— START OF Raw data —

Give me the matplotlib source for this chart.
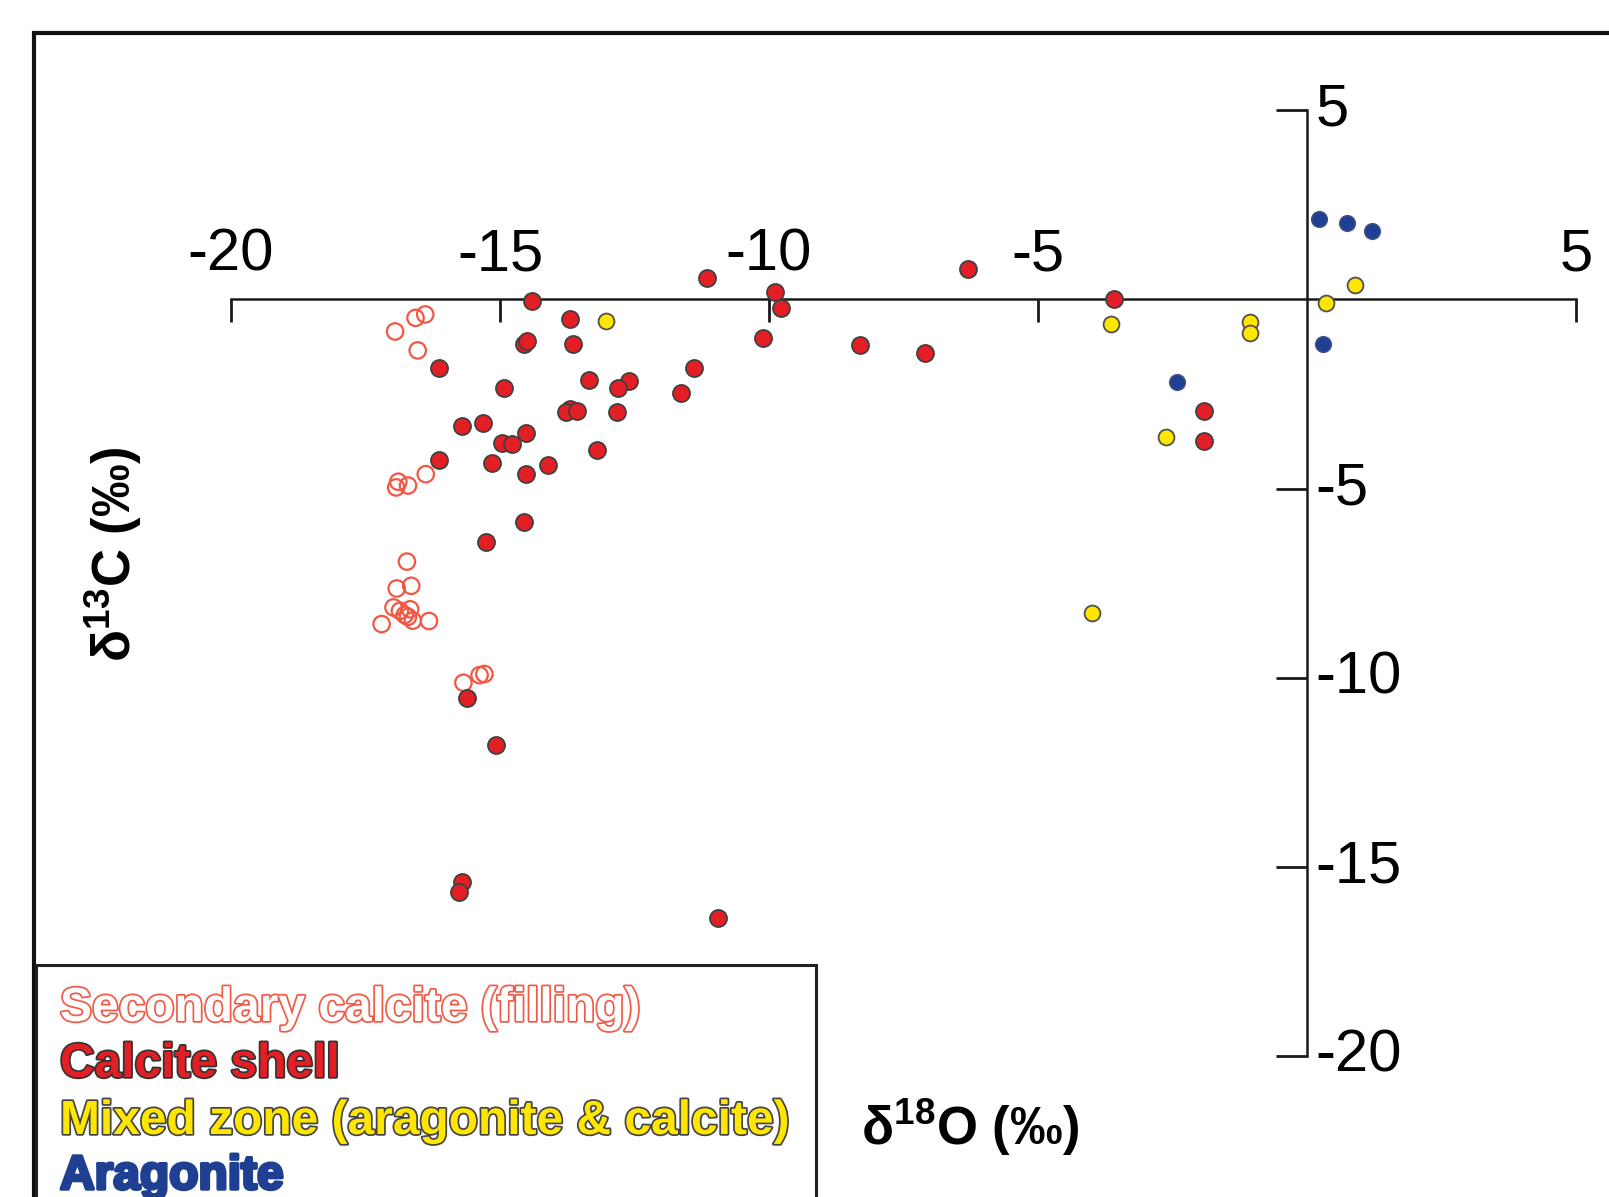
import matplotlib
matplotlib.use("Agg")
import matplotlib.pyplot as plt
import matplotlib.patheffects as pe
from matplotlib.patches import Rectangle

plt.rcParams['font.family'] = ['Liberation Sans', 'DejaVu Sans']
plt.rcParams['mathtext.fontset'] = 'custom'
plt.rcParams['mathtext.rm'] = 'Liberation Sans'
plt.rcParams['mathtext.bf'] = 'Liberation Sans:bold'

# secondary calcite (filling), open circles
sec_x = [-16.95, -16.57, -16.39, -16.53, -16.38, -16.89, -16.93, -16.71, -16.73, -16.92, -16.65,
         -16.98, -16.86, -16.67, -16.77, -16.62, -16.32, -17.20, -16.71, -15.68, -15.38, -15.29]
sec_y = [-0.85, -0.49, -0.40, -1.35, -4.62, -4.82, -4.97, -4.92, -6.93, -7.64, -7.57,
         -8.14, -8.23, -8.19, -8.34, -8.49, -8.50, -8.58, -8.39, -10.13, -9.93, -9.90]

# calcite shell
cal_x = [-14.41, -13.70, -14.55, -14.50, -13.64, -16.13, -14.93, -13.34, -12.60, -12.80, -13.70,
         -13.77, -13.57, -12.83, -15.71, -15.32, -14.52, -14.97, -14.77, -13.20, -16.13, -15.14,
         -14.11, -14.52, -14.56, -15.26, -11.15, -9.88, -9.78, -10.11, -8.31, -7.10, -11.39,
         -11.64, -6.31, -3.59, -1.91, -1.91, -15.62, -15.08, -15.71, -15.76, -10.94]
cal_y = [-0.04, -0.52, -1.19, -1.10, -1.19, -1.82, -2.34, -2.13, -2.16, -2.34, -2.91,
         -2.99, -2.95, -2.97, -3.35, -3.28, -3.54, -3.80, -3.83, -3.98, -4.25, -4.33,
         -4.39, -4.62, -5.88, -6.42, 0.57, 0.20, -0.24, -1.03, -1.21, -1.41, -1.81,
         -2.48, 0.81, 0.00, -2.94, -3.74, -10.54, -11.78, -15.40, -15.67, -16.35]

# mixed zone (aragonite & calcite)
mix_x = [-13.03, -3.64, -1.06, -1.06, -2.62, -4.00, 0.89, 0.35]
mix_y = [-0.57, -0.65, -0.59, -0.88, -3.65, -8.30, 0.38, -0.09]

# aragonite
ara_x = [0.22, 0.75, 1.21, 0.30, -2.41]
ara_y = [2.12, 2.01, 1.80, -1.18, -2.19]

ticks = [-20, -15, -10, -5, 5]
legend_labels = ["Secondary calcite (filling)", "Calcite shell",
                 "Mixed zone (aragonite & calcite)", "Aragonite"]

W, H = 1609, 1197
fig = plt.figure(figsize=(W / 100, H / 100), dpi=100)
ax = fig.add_axes([0, 0, 1, 1])
ax.set_xlim(-1307 / 53.8, (W - 1307) / 53.8)
ax.set_ylim((299.3 - H) / 37.85, 299.3 / 37.85)

ax.scatter(sec_x, sec_y, s=140, facecolors='none', edgecolors='#f25744', linewidths=1.6, zorder=3)
ax.scatter(cal_x, cal_y, s=150, c='#e31e25', edgecolors='#404040', linewidths=1.3, zorder=4)
ax.scatter(mix_x, mix_y, s=130, c='#ffe600', edgecolors='#505050', linewidths=1.3, zorder=4)
ax.scatter(ara_x, ara_y, s=130, c='#1f3f93', edgecolors='#4a5680', linewidths=1.0, zorder=4)

# axes crossing at the origin
for s in ['left', 'bottom']:
    ax.spines[s].set_visible(False)
ax.spines['top'].set_position(('data', 0))
ax.spines['right'].set_position(('data', 0))
ax.spines['top'].set_bounds(-20, 5)
ax.spines['right'].set_bounds(-20, 5)
for s in ['top', 'right']:
    ax.spines[s].set_linewidth(1.8)
    ax.spines[s].set_color('#1a1a1a')

ax.xaxis.set_ticks_position('top')
ax.yaxis.set_ticks_position('right')
ax.set_xticks(ticks)
ax.set_yticks(ticks)
ax.set_xticklabels([str(t) for t in ticks])
ax.set_yticklabels([str(t) for t in ticks])
ax.tick_params(axis='x', direction='in', length=16.5, width=2, pad=12, labelsize=43, color='#1a1a1a')
ax.tick_params(axis='y', direction='in', length=22, width=2, pad=6, labelsize=43, color='#1a1a1a')
for lab in ax.get_yticklabels():
    lab.set_verticalalignment('center')

ax.xaxis.set_label_position('bottom')
ax.yaxis.set_label_position('left')
ax.set_xlabel(r"δ$^{\mathbf{18}}$O (‰)", fontsize=38, fontweight='bold')
ax.set_ylabel(r"δ$^{\mathbf{13}}$C (‰)", fontsize=38, fontweight='bold')
ax.xaxis.label.set_va('center')
ax.xaxis.label.set_ha('center')
ax.yaxis.label.set_va('center')
ax.yaxis.label.set_ha('center')
ax.xaxis.set_label_coords(970 / W, 1 - 1127 / H)
ax.yaxis.set_label_coords(113 / W, 1 - 555 / H)

# outer frame and legend box
fig.patches.append(Rectangle((34 / W, -0.1), 1.2, 1.1 - 33 / H, transform=fig.transFigure,
                             fill=False, lw=3, ec='#111111'))
fig.patches.append(Rectangle((36 / W, -0.1), (816 - 36) / W, 0.1 + 1 - 965 / H,
                             transform=fig.transFigure, fill=False, lw=2.2, ec='#222222'))

text_fill = ['white', '#e31e25', '#ffe600', '#1f3f93']
text_edge = ['#f25a48', '#333333', '#444444', '#1f3f93']
baselines = [1021, 1077, 1134, 1189]
for lab, fc, ec, b in zip(legend_labels, text_fill, text_edge, baselines):
    fig.text(60 / W, 1 - b / H, lab, fontsize=34.5, fontweight='bold', color=fc,
             ha='left', va='baseline',
             path_effects=[pe.Stroke(linewidth=2.5, foreground=ec), pe.Normal()])

fig.savefig("out.png", dpi=100, facecolor='white')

— END OF Raw data —

### [Stated goal]
Ignore the images and quote every line of the listing exactly.

### [Answer for the task]
Give me the matplotlib source for this chart.
import matplotlib
matplotlib.use("Agg")
import matplotlib.pyplot as plt
import matplotlib.patheffects as pe
from matplotlib.patches import Rectangle

plt.rcParams['font.family'] = ['Liberation Sans', 'DejaVu Sans']
plt.rcParams['mathtext.fontset'] = 'custom'
plt.rcParams['mathtext.rm'] = 'Liberation Sans'
plt.rcParams['mathtext.bf'] = 'Liberation Sans:bold'

# secondary calcite (filling), open circles
sec_x = [-16.95, -16.57, -16.39, -16.53, -16.38, -16.89, -16.93, -16.71, -16.73, -16.92, -16.65,
         -16.98, -16.86, -16.67, -16.77, -16.62, -16.32, -17.20, -16.71, -15.68, -15.38, -15.29]
sec_y = [-0.85, -0.49, -0.40, -1.35, -4.62, -4.82, -4.97, -4.92, -6.93, -7.64, -7.57,
         -8.14, -8.23, -8.19, -8.34, -8.49, -8.50, -8.58, -8.39, -10.13, -9.93, -9.90]

# calcite shell
cal_x = [-14.41, -13.70, -14.55, -14.50, -13.64, -16.13, -14.93, -13.34, -12.60, -12.80, -13.70,
         -13.77, -13.57, -12.83, -15.71, -15.32, -14.52, -14.97, -14.77, -13.20, -16.13, -15.14,
         -14.11, -14.52, -14.56, -15.26, -11.15, -9.88, -9.78, -10.11, -8.31, -7.10, -11.39,
         -11.64, -6.31, -3.59, -1.91, -1.91, -15.62, -15.08, -15.71, -15.76, -10.94]
cal_y = [-0.04, -0.52, -1.19, -1.10, -1.19, -1.82, -2.34, -2.13, -2.16, -2.34, -2.91,
         -2.99, -2.95, -2.97, -3.35, -3.28, -3.54, -3.80, -3.83, -3.98, -4.25, -4.33,
         -4.39, -4.62, -5.88, -6.42, 0.57, 0.20, -0.24, -1.03, -1.21, -1.41, -1.81,
         -2.48, 0.81, 0.00, -2.94, -3.74, -10.54, -11.78, -15.40, -15.67, -16.35]

# mixed zone (aragonite & calcite)
mix_x = [-13.03, -3.64, -1.06, -1.06, -2.62, -4.00, 0.89, 0.35]
mix_y = [-0.57, -0.65, -0.59, -0.88, -3.65, -8.30, 0.38, -0.09]

# aragonite
ara_x = [0.22, 0.75, 1.21, 0.30, -2.41]
ara_y = [2.12, 2.01, 1.80, -1.18, -2.19]

ticks = [-20, -15, -10, -5, 5]
legend_labels = ["Secondary calcite (filling)", "Calcite shell",
                 "Mixed zone (aragonite & calcite)", "Aragonite"]

W, H = 1609, 1197
fig = plt.figure(figsize=(W / 100, H / 100), dpi=100)
ax = fig.add_axes([0, 0, 1, 1])
ax.set_xlim(-1307 / 53.8, (W - 1307) / 53.8)
ax.set_ylim((299.3 - H) / 37.85, 299.3 / 37.85)

ax.scatter(sec_x, sec_y, s=140, facecolors='none', edgecolors='#f25744', linewidths=1.6, zorder=3)
ax.scatter(cal_x, cal_y, s=150, c='#e31e25', edgecolors='#404040', linewidths=1.3, zorder=4)
ax.scatter(mix_x, mix_y, s=130, c='#ffe600', edgecolors='#505050', linewidths=1.3, zorder=4)
ax.scatter(ara_x, ara_y, s=130, c='#1f3f93', edgecolors='#4a5680', linewidths=1.0, zorder=4)

# axes crossing at the origin
for s in ['left', 'bottom']:
    ax.spines[s].set_visible(False)
ax.spines['top'].set_position(('data', 0))
ax.spines['right'].set_position(('data', 0))
ax.spines['top'].set_bounds(-20, 5)
ax.spines['right'].set_bounds(-20, 5)
for s in ['top', 'right']:
    ax.spines[s].set_linewidth(1.8)
    ax.spines[s].set_color('#1a1a1a')

ax.xaxis.set_ticks_position('top')
ax.yaxis.set_ticks_position('right')
ax.set_xticks(ticks)
ax.set_yticks(ticks)
ax.set_xticklabels([str(t) for t in ticks])
ax.set_yticklabels([str(t) for t in ticks])
ax.tick_params(axis='x', direction='in', length=16.5, width=2, pad=12, labelsize=43, color='#1a1a1a')
ax.tick_params(axis='y', direction='in', length=22, width=2, pad=6, labelsize=43, color='#1a1a1a')
for lab in ax.get_yticklabels():
    lab.set_verticalalignment('center')

ax.xaxis.set_label_position('bottom')
ax.yaxis.set_label_position('left')
ax.set_xlabel(r"δ$^{\mathbf{18}}$O (‰)", fontsize=38, fontweight='bold')
ax.set_ylabel(r"δ$^{\mathbf{13}}$C (‰)", fontsize=38, fontweight='bold')
ax.xaxis.label.set_va('center')
ax.xaxis.label.set_ha('center')
ax.yaxis.label.set_va('center')
ax.yaxis.label.set_ha('center')
ax.xaxis.set_label_coords(970 / W, 1 - 1127 / H)
ax.yaxis.set_label_coords(113 / W, 1 - 555 / H)

# outer frame and legend box
fig.patches.append(Rectangle((34 / W, -0.1), 1.2, 1.1 - 33 / H, transform=fig.transFigure,
                             fill=False, lw=3, ec='#111111'))
fig.patches.append(Rectangle((36 / W, -0.1), (816 - 36) / W, 0.1 + 1 - 965 / H,
                             transform=fig.transFigure, fill=False, lw=2.2, ec='#222222'))

text_fill = ['white', '#e31e25', '#ffe600', '#1f3f93']
text_edge = ['#f25a48', '#333333', '#444444', '#1f3f93']
baselines = [1021, 1077, 1134, 1189]
for lab, fc, ec, b in zip(legend_labels, text_fill, text_edge, baselines):
    fig.text(60 / W, 1 - b / H, lab, fontsize=34.5, fontweight='bold', color=fc,
             ha='left', va='baseline',
             path_effects=[pe.Stroke(linewidth=2.5, foreground=ec), pe.Normal()])

fig.savefig("out.png", dpi=100, facecolor='white')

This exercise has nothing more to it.